Our collaboration doesn't come prepackaged and canned.  It can't be taught at a workshop. It's messy and organic.  Sometimes we walk away more frustrated than productive.  It's face-to-face, no technology involved. Sure, we use technology to collaborate on web pages and documents, but only after the collaborative nuttiness has ensued. 
But that's just how we collaborate.  It's what we do, it's how we've learned to operate after 6 years together.
It's how we've learned to learn from each other, because true collaboration is learning.  

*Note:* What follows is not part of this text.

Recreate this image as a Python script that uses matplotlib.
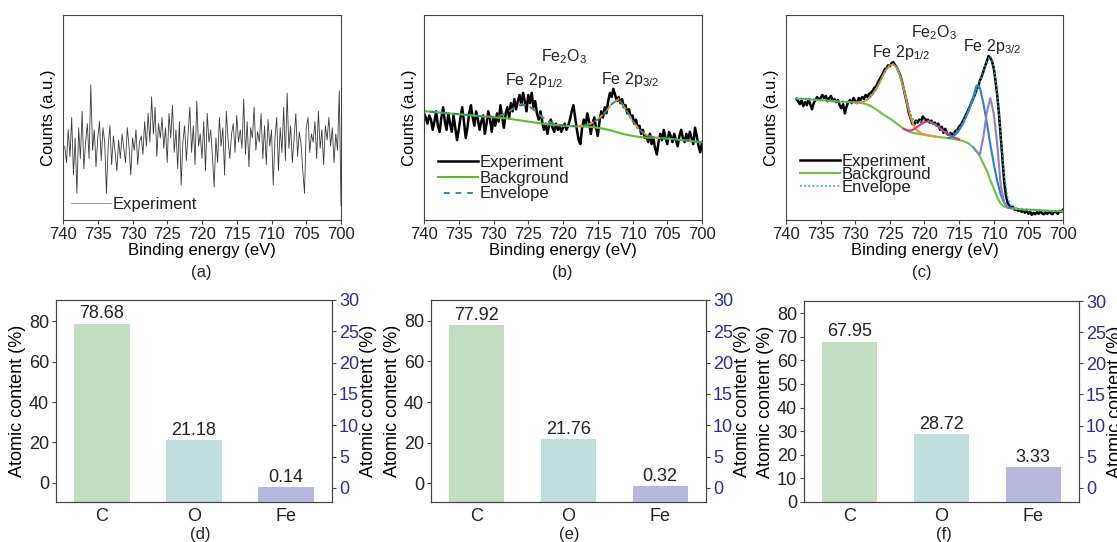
import numpy as np
import matplotlib
matplotlib.use("Agg")
from matplotlib import pyplot as plt

plt.rcParams["font.family"] = ["Liberation Sans", "DejaVu Sans"]
plt.rcParams["mathtext.fontset"] = "custom"
plt.rcParams["mathtext.rm"] = "Liberation Sans"
plt.rcParams["mathtext.it"] = "Liberation Sans:italic"
plt.rcParams["mathtext.bf"] = "Liberation Sans:bold"
plt.rcParams["axes.edgecolor"] = "#444444"
plt.rcParams["text.color"] = "#222222"
plt.rcParams["xtick.color"] = "#444444"
plt.rcParams["ytick.color"] = "#444444"
plt.rcParams["xtick.labelcolor"] = "#222222"
plt.rcParams["ytick.labelcolor"] = "#222222"

# ---- panel (a): survey of Fe 2p region, 739.75 -> 700 eV, 0.25 eV step (a.u.) ----
exp_a = [36, 28, 44, 31, 50, 22, 40, 13,
         45, 30, 53, 25, 38, 47, 30, 66,
         34, 44, 26, 40, 48, 29, 45, 38,
         13, 36, 46, 27, 41, 33, 24, 39,
         30, 42, 35, 28, 45, 36, 22, 40,
         34, 44, 27, 38, 41, 32, 48, 36,
         52, 38, 60, 42, 55, 31, 47, 40,
         50, 35, 45, 28, 52, 40, 56, 33,
         44, 25, 48, 17, 38, 46, 29, 42,
         55, 33, 46, 27, 58, 36, 42, 30,
         48, 24, 52, 38, 44, 31, 16, 40,
         28, 50, 36, 45, 22, 53, 39, 30,
         42, 47, 33, 51, 38, 44, 35, 59,
         32, 48, 26, 45, 40, 55, 34, 43,
         38, 52, 30, 46, 27, 49, 36, 44,
         17, 40, 50, 24, 45, 33, 55, 29,
         62, 35, 46, 28, 40, 52, 31, 43,
         37, 24, 13, 45, 50, 33, 42, 38,
         48, 30, 53, 35, 44, 27, 46, 39,
         50, 36, 45, 28, 42, 34, 63, 7]

# ---- panel (b): 740 -> 700 eV ----
exp_b = [52, 50, 47, 51, 49, 44, 48, 53, 46, 43, 50, 55, 48, 44, 52, 47,
         43, 51, 45, 39, 44, 50, 55, 48, 40, 45, 52, 56, 50, 46, 53, 49,
         44, 48, 51, 42, 47, 53, 49, 43, 50, 46, 52, 48, 56, 50, 45, 52,
         55, 50, 57, 53, 59, 54, 58, 61, 56, 62, 58, 53, 61, 57, 62, 55,
         58, 52, 49, 53, 48, 44, 47, 42, 46, 49, 45, 43, 47, 44, 46, 43,
         45, 47, 44, 46, 49, 53, 56, 50, 44, 39, 37, 45, 49, 46, 52, 48,
         42, 47, 50, 45, 41, 48, 53, 50, 55, 52, 58, 62, 60, 64, 61, 58,
         60, 57, 59, 55, 56, 52, 54, 50, 51, 47, 49, 45, 46, 42, 44, 40,
         41, 38, 42, 37, 40, 35, 32, 38, 42, 39, 44, 40, 37, 43, 41, 38,
         42, 39, 36, 41, 44, 40, 38, 42, 39, 43, 40, 37, 45, 41, 36, 33, 38]
bg_b = [53.1, 52.8, 52.5, 52.2, 51.9, 51.6, 51.3, 51.0, 50.7, 50.4, 50.1,
        49.8, 49.5, 49.0, 48.5, 48.0, 47.5, 47.0, 46.6, 46.3, 46.0, 45.8,
        45.7, 45.6, 45.4, 45.0, 44.4, 43.6, 42.6, 41.7, 41.0, 40.5, 40.2,
        40.1, 40.0, 39.7, 39.4, 39.0, 38.7, 38.3, 38.0]
env_b = [53.1, 52.8, 52.5, 52.2, 51.9, 51.6, 51.3, 51.0, 50.7, 50.4, 50.4,
         50.9, 52.5, 54.7, 56.4, 55.8, 53.3, 50.1, 47.8, 46.6, 46.0, 45.8,
         45.7, 46.1, 47.0, 49.0, 52.3, 56.5, 59.0, 54.2, 48.5, 44.0, 41.4,
         40.4, 40.0, 39.7, 39.4, 39.0, 38.7, 38.3, 38.0]
p12_b = [50.5, 50.4, 50.9, 52.5, 54.7, 56.4, 55.8, 53.3, 50.1, 47.8, 46.6, 46.0]   # 731 -> 720
p32_b = [45.7, 46.1, 47.0, 49.0, 52.3, 56.5, 59.0, 54.2, 48.5, 44.0, 41.4, 40.4, 40.0]  # 718 -> 706

# ---- panel (c): 738.5 -> 700 eV ----
exp_c = [59.0, 58.0, 56.5, 58.5, 55.5, 57.5, 56.0, 59.0, 56.5, 54.0, 57.0, 58.5,
         60.0, 58.5, 59.5, 61.0, 59.5, 60.5, 58.0, 59.5, 60.5, 58.0, 59.0, 57.5,
         58.5, 56.0, 54.5, 56.5, 52.0, 55.5, 57.5, 58.5, 57.0, 59.5, 58.0, 57.0,
         59.5, 58.5, 60.0, 59.0, 61.0, 60.0, 61.5, 62.0, 63.0, 64.5, 65.0, 67.0,
         68.5, 70.0, 71.5, 73.5, 74.0, 75.5, 75.0, 76.5, 77.0, 75.5, 74.5, 72.5,
         70.5, 67.5, 64.0, 60.0, 56.5, 52.0, 49.5, 47.0, 46.5, 48.5, 47.5, 49.0,
         48.0, 50.5, 49.5, 48.5, 49.0, 47.5, 48.5, 47.0, 47.5, 46.0, 47.0, 44.0,
         45.5, 42.5, 44.5, 42.0, 41.5, 42.5, 41.5, 42.5, 43.5, 44.0, 45.5, 46.5,
         48.0, 49.5, 51.5, 53.0, 55.0, 57.0, 59.0, 61.0, 63.5, 65.0, 68.0, 70.0,
         72.5, 75.0, 77.5, 80.0, 79.0, 77.5, 74.0, 68.0, 61.0, 52.0, 41.0, 30.0,
         19.0, 12.0, 8.5, 7.0, 6.0, 6.5, 5.0, 5.5, 4.5, 5.0, 4.0, 4.5,
         3.5, 4.5, 3.0, 4.0, 2.5, 3.5, 2.8, 3.8, 3.0, 4.2, 3.2, 2.8,
         3.8, 3.0, 4.0, 3.2, 2.8, 4.3, 3.8, 3.0, 4.5, 4.0, 5.0]
bg_c = [59.2, 59.1, 59.0, 58.9, 58.8, 58.7, 58.6, 58.4, 58.3, 58.2, 58.0, 57.9,
        57.8, 57.7, 57.6, 57.5, 57.4, 57.3, 57.2,
        57.0, 56.6, 56.0, 55.1, 54.0, 52.8, 51.6, 50.5, 49.5, 48.3, 47.0, 45.7,
        44.5, 43.5, 42.8, 42.4, 42.1, 41.8, 41.5, 41.2, 41.0, 40.7, 40.5, 40.3,
        40.1, 39.9, 39.6, 39.3, 39.0, 38.6, 38.0, 37.0, 35.6, 33.5, 31.0, 27.5,
        24.0, 19.5, 15.5, 11.0, 8.0, 6.6, 6.0, 5.7, 5.5,
        5.3, 5.2, 5.1, 5.05, 5.0, 4.9, 4.8, 4.7, 4.6, 4.5, 4.4, 4.35, 4.3, 4.2]
env_c = [59.4, 59.3, 59.2, 59.1, 59.0, 58.9, 58.8, 58.6, 58.5, 58.4, 58.2, 58.1,
         58.0, 57.9, 57.8, 57.7, 57.6, 57.5, 57.4,
         57.5, 58.3, 59.5, 61.3, 63.8, 67.0, 70.5, 73.6, 75.6, 76.0, 74.5, 70.5,
         64.5, 57.5, 51.5, 48.5, 47.8, 48.2, 48.6, 48.5, 48.0, 47.0, 45.8, 44.3,
         43.0, 42.3, 42.2, 43.0, 44.8, 47.5, 50.8, 54.5, 58.5, 63.0, 67.5, 72.5,
         77.5, 80.0, 75.0, 62.0, 42.0, 22.0, 11.0, 7.0, 5.8,
         5.4, 5.3, 5.2, 5.1, 5.0, 4.9, 4.8, 4.7, 4.6, 4.5, 4.4, 4.35, 4.3, 4.2]
p12_c = [57.3, 57.3, 57.4, 58.2, 59.4, 61.2, 63.7, 66.9, 70.4, 73.5, 75.5, 75.9,
         74.3, 70.2, 64.0, 56.8, 50.0, 45.8, 43.5, 42.3, 41.7, 41.3, 41.0, 40.7, 40.5]  # 730 -> 718
sat_c = [44.5, 43.8, 43.6, 44.3, 45.5, 46.8, 47.7, 48.0, 47.6, 46.6, 45.4, 44.0,
         42.7, 41.6, 40.7, 40.0, 39.4]  # 723 -> 715
p32a_c = [40.0, 40.6, 41.8, 43.8, 46.6, 50.2, 54.4, 59.5, 65.5, 64.5, 57.0, 47.4,
          37.0, 27.5, 19.0, 12.5, 8.5, 6.5, 5.8]  # 716.5 -> 707.5
p32b_c = [35.6, 33.6, 32.0, 40.5, 52.5, 59.5, 52.0, 37.0, 17.0, 8.5, 6.2]  # 713 -> 708

# ---- panels (d)-(f): atomic content ----
elements = ["C", "O", "Fe"]
content_d = [78.68, 21.18, 0.14]
content_e = [77.92, 21.76, 0.32]
content_f = [67.95, 28.72, 3.33]
bar_colors = ["#c2dec0", "#c0dedd", "#b8b8df"]

W, H = 1117, 542
fig = plt.figure(figsize=(W / 100, H / 100), dpi=100)
FS_TOP = 12
FS_BAR = 13


def box(x0, y0, x1, y1):
    return [x0 / W, (H - y1) / H, (x1 - x0) / W, (y1 - y0) / H]


def spectrum_axes(rect):
    ax = fig.add_axes(rect)
    ax.set_xlim(740, 700)
    ax.set_ylim(0, 100)
    ax.set_xticks(np.arange(740, 699, -5))
    ax.set_yticks([])
    ax.tick_params(axis="x", direction="out", length=3, width=0.8, labelsize=FS_TOP, pad=2)
    ax.set_xlabel("Binding energy (eV)", fontsize=FS_TOP, labelpad=1)
    ax.set_ylabel("Counts (a.u.)", fontsize=FS_TOP, labelpad=5)
    return ax


def spectrum_legend(ax, anchor, spacing):
    ax.legend(loc="lower left", frameon=False, fontsize=FS_TOP, handlelength=2.4,
              handletextpad=0.1, labelspacing=spacing, borderaxespad=0.1,
              bbox_to_anchor=anchor)


# (a)
ax_a = spectrum_axes(box(63, 15, 341, 220))
ax_a.plot(np.linspace(739.75, 700, len(exp_a)), exp_a, color="#3a3a3a", lw=0.6, label="Experiment")
spectrum_legend(ax_a, (0.0, 0.0), 0.1)
for l in ax_a.get_legend().get_lines():
    l.set_color("#888888")

# (b)
ax_b = spectrum_axes(box(424, 15, 702, 220))
e_b = np.linspace(740, 700, len(bg_b))
ax_b.plot(np.linspace(740, 700, len(exp_b)), exp_b, color="black", lw=1.8, label="Experiment")
ax_b.plot(e_b, bg_b, color="#5cbd2e", lw=1.5, label="Background")
ax_b.plot(np.linspace(731, 720, len(p12_b)), p12_b, color="#e8372c", lw=1.4, ls=(0, (3, 3)))
ax_b.plot(np.linspace(718, 706, len(p32_b)), p32_b, color="#f08a24", lw=1.4, ls=(0, (3, 3)))
ax_b.plot(e_b, env_b, color="#2a8f9f", lw=1.4, ls=(3, (3, 3)), label="Envelope")
spectrum_legend(ax_b, (0.02, 0.05), 0.05)
ax_b.text(719.9, 79.8, "Fe$_2$O$_3$", ha="center", va="center", fontsize=11.5)
ax_b.text(724.2, 68.1, "Fe 2p$_{1/2}$", ha="center", va="center", fontsize=11.5)
ax_b.text(710.4, 68.4, "Fe 2p$_{3/2}$", ha="center", va="center", fontsize=11.5)

# (c)
ax_c = spectrum_axes(box(786, 15, 1063, 220))
e_c = np.linspace(738.5, 700, len(bg_c))
ax_c.plot(np.linspace(738.5, 700, len(exp_c)), exp_c, color="black", lw=1.8, label="Experiment")
ax_c.plot(e_c, bg_c, color="#6cc33a", lw=1.5, label="Background")
ax_c.plot(np.linspace(730, 718, len(p12_c)), p12_c, color="#f29233", lw=1.5)
ax_c.plot(np.linspace(723, 715, len(sat_c)), sat_c, color="#e0358a", lw=1.5)
ax_c.plot(np.linspace(716.5, 707.5, len(p32a_c)), p32a_c, color="#2f7fc4", lw=1.5)
ax_c.plot(np.linspace(713, 708, len(p32b_c)), p32b_c, color="#8a80c8", lw=1.5)
ax_c.plot(e_c, env_c, color="#2aa0a8", lw=1.2, ls=(0, (1, 1.5)), label="Envelope")
spectrum_legend(ax_c, (0.02, 0.08), -0.1)
ax_c.text(718.6, 91.3, "Fe$_2$O$_3$", ha="center", va="center", fontsize=11.5)
ax_c.text(723.4, 81.6, "Fe 2p$_{1/2}$", ha="center", va="center", fontsize=11.5)
ax_c.text(710.3, 84.6, "Fe 2p$_{3/2}$", ha="center", va="center", fontsize=11.5)


def bar_panel(rect, vals, ylim_left, yticks_left):
    ax = fig.add_axes(rect)
    ax2 = ax.twinx()
    x = np.arange(len(elements))
    lo = ylim_left[0]
    ax.set_xlim(-0.5, 2.5)
    ax.set_ylim(*ylim_left)
    ax2.set_ylim(-2.25, 30)
    ax.bar(x[:2], np.array(vals[:2]) - lo, bottom=lo, width=0.6, color=bar_colors[:2])
    ax2.bar(x[2:], [vals[2] + 2.25], bottom=-2.25, width=0.6, color=bar_colors[2])
    for xi, v in zip(x[:2], vals[:2]):
        ax.annotate(f"{v:.2f}", (xi, v), xytext=(0, 1), textcoords="offset points",
                    ha="center", va="bottom", fontsize=FS_BAR)
    ax2.annotate(f"{vals[2]:.2f}", (x[2], vals[2]), xytext=(0, 1), textcoords="offset points",
                 ha="center", va="bottom", fontsize=FS_BAR)
    ax.set_xticks(x)
    ax.set_xticklabels(elements)
    ax.set_yticks(yticks_left)
    ax2.set_yticks(np.arange(0, 31, 5))
    ax.tick_params(axis="x", length=0, labelsize=FS_BAR, pad=4)
    ax.tick_params(axis="y", direction="out", length=3, width=0.8, labelsize=FS_BAR, pad=2)
    ax2.tick_params(axis="y", direction="out", length=3, width=0.8, labelsize=FS_BAR, pad=2,
                    labelcolor="#2b2f8f")
    ax.set_ylabel("Atomic content (%)", fontsize=FS_BAR, labelpad=2)
    ax2.set_ylabel("Atomic content (%)", fontsize=FS_BAR, labelpad=1)
    return ax


bar_panel(box(56, 300, 332, 502), content_d, (-9.4, 90.4), np.arange(0, 81, 20))
bar_panel(box(431, 300, 706, 502), content_e, (-9.2, 90.2), np.arange(0, 81, 20))
bar_panel(box(804, 301, 1079, 502), content_f, (0, 85.2), np.arange(0, 81, 10))

for label, cx, cy in [("(a)", 201, 272), ("(b)", 562, 272), ("(c)", 922, 272),
                      ("(d)", 200, 535), ("(e)", 569, 535), ("(f)", 944, 535)]:
    fig.text(cx / W, 1 - cy / H, label, ha="center", va="center", fontsize=FS_TOP)

fig.savefig("out.png", dpi=100)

The question that I ask myself now is this:  How do I get my students to the point of true collaboration without forcing my contrived group work upon them?  And further, how do I train them out of the idea that "working in groups" means sitting together but working separately to create Frankensteined products that can be easily separated if I pull them apart at the seams?
How do I get students to realize that it's the talking, not the product, that produces the most learning during collaboration?  I don't know if I can in the 6 short weeks we have left.  But I'm bound and determined to try.